Recorded data:
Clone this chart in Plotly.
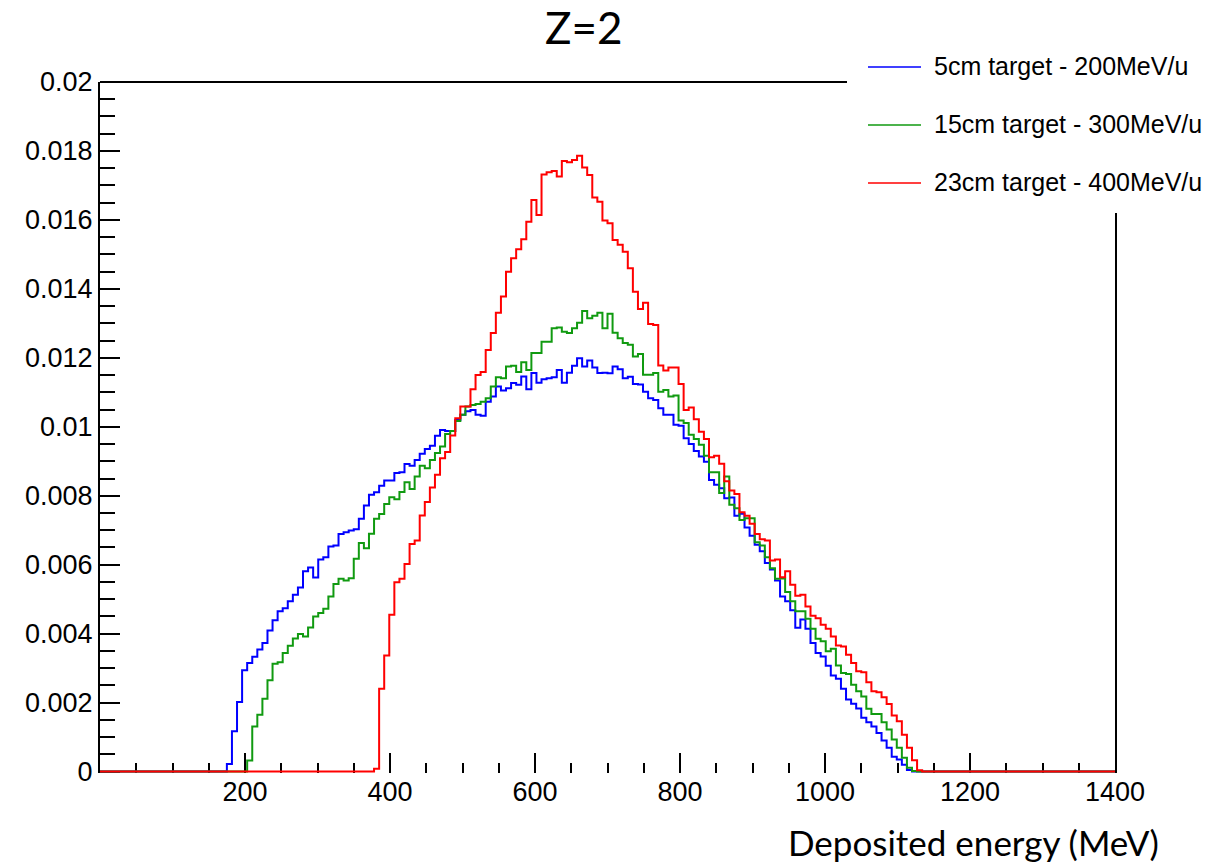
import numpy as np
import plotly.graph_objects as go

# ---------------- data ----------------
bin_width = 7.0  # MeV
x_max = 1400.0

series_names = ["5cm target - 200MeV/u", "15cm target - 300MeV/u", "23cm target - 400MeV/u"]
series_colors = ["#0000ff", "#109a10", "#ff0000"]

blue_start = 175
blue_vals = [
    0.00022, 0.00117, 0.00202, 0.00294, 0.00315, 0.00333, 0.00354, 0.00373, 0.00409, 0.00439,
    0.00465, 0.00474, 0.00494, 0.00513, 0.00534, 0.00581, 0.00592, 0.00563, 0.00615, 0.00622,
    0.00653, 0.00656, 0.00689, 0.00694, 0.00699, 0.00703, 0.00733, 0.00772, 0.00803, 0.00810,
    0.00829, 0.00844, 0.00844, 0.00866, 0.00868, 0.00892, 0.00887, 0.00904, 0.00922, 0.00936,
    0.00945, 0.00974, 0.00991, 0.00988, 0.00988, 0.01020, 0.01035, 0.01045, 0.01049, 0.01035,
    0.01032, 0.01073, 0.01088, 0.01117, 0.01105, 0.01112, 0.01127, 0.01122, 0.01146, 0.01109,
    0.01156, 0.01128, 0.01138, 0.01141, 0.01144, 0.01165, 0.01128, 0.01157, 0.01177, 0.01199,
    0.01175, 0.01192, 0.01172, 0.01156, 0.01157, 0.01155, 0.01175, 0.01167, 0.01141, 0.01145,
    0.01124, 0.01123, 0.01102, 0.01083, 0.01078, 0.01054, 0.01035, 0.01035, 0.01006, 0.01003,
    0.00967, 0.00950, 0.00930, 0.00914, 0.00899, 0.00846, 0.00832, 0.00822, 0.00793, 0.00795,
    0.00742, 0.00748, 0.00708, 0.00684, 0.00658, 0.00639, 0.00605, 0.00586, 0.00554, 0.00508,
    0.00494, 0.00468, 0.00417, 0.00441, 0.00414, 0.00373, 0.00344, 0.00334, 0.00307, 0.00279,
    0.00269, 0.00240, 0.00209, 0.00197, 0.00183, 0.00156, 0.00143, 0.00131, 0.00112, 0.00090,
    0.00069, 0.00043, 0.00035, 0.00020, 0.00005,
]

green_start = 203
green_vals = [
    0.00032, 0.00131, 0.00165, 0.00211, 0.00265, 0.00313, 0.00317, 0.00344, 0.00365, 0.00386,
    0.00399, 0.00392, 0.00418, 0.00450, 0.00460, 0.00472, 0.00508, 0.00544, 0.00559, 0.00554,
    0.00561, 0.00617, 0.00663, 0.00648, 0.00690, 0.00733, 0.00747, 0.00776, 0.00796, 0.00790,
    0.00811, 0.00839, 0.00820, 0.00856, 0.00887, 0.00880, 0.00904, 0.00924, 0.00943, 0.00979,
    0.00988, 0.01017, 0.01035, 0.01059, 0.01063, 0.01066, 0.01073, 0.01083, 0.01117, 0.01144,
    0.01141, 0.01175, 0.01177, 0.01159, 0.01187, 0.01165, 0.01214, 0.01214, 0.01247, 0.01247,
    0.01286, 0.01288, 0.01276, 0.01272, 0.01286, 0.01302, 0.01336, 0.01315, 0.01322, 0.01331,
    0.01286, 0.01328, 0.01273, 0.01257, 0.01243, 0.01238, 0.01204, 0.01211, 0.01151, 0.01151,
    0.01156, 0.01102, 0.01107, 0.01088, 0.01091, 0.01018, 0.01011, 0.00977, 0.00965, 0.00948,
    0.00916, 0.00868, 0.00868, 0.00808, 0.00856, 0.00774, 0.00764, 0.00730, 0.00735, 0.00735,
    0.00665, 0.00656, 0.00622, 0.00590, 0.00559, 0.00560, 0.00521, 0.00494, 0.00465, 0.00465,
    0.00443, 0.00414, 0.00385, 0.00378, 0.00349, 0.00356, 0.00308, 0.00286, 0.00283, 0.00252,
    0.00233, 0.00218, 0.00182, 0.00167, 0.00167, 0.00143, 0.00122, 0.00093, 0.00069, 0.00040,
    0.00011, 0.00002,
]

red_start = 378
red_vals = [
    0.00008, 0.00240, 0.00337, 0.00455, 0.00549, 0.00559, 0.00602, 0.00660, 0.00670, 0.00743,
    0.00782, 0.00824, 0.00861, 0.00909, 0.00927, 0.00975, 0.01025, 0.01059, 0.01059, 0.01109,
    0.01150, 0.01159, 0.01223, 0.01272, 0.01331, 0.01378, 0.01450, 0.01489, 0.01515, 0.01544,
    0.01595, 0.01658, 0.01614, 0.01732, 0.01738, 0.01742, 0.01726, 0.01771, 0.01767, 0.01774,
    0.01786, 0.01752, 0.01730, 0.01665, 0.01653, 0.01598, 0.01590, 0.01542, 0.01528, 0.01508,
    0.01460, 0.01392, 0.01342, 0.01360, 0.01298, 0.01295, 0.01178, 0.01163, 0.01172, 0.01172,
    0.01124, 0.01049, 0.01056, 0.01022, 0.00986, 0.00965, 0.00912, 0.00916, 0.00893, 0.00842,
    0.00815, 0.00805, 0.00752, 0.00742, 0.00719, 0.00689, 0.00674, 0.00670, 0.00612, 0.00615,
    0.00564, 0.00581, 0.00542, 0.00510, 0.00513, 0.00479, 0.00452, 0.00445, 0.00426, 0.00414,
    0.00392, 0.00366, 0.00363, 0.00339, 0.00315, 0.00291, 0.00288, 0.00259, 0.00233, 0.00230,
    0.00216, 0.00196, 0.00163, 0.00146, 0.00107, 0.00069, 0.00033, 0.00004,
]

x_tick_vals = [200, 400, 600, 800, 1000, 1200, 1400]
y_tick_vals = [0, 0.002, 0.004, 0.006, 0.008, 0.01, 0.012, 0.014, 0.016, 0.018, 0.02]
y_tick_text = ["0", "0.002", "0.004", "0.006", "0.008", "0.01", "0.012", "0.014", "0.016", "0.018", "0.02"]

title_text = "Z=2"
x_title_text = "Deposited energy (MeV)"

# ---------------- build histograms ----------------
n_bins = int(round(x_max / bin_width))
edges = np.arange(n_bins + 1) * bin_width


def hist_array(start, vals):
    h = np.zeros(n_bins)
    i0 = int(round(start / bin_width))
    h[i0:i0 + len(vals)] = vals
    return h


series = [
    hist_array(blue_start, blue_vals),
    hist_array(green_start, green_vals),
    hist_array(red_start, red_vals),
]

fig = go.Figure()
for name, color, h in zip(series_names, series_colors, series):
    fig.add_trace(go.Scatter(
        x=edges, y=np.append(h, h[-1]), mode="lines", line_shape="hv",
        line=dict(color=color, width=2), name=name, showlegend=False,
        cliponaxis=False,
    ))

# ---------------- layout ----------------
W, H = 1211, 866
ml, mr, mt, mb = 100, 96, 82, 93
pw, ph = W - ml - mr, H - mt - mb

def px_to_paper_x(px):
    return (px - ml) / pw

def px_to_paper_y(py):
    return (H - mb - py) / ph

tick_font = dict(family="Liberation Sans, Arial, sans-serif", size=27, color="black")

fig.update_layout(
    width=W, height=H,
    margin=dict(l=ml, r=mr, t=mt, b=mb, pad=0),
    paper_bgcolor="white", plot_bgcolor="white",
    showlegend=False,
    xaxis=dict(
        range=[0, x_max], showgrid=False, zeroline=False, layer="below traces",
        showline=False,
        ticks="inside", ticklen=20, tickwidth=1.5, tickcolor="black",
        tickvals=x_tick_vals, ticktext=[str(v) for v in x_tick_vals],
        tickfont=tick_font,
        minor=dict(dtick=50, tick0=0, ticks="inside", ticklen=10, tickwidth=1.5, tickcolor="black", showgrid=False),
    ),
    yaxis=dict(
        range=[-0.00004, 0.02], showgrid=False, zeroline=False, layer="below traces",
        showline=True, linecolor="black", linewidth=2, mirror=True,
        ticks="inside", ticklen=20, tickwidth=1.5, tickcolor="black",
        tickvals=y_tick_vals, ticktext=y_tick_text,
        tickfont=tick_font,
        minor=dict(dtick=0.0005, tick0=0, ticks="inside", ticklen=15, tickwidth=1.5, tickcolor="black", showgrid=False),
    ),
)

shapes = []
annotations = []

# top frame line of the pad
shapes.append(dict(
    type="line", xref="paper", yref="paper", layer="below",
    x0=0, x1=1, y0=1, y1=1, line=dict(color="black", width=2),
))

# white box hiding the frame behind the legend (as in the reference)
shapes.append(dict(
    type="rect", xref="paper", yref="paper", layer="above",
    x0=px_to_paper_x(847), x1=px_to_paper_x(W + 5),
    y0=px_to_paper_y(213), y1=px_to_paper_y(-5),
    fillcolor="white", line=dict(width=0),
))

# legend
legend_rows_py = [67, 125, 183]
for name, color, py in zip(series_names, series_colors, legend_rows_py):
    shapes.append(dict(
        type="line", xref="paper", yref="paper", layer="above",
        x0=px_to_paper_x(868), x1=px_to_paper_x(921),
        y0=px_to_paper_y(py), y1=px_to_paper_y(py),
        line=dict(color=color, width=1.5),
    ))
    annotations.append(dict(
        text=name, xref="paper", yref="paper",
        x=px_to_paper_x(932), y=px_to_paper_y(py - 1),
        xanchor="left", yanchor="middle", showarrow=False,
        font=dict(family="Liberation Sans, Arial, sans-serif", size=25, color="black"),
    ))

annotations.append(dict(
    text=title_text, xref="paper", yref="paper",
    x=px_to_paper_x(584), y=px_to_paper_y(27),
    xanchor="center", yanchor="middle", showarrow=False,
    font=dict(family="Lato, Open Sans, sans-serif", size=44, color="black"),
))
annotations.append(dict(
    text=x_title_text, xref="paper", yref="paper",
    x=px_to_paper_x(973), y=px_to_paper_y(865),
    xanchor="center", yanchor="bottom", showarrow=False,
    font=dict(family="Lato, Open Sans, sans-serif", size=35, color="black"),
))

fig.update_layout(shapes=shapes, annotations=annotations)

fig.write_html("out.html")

Problem details: Reproduce the material above exactly, first line through the line that contains "x_max = 1400.0", minus the pictures.

Correct response:
Clone this chart in Plotly.
import numpy as np
import plotly.graph_objects as go

# ---------------- data ----------------
bin_width = 7.0  # MeV
x_max = 1400.0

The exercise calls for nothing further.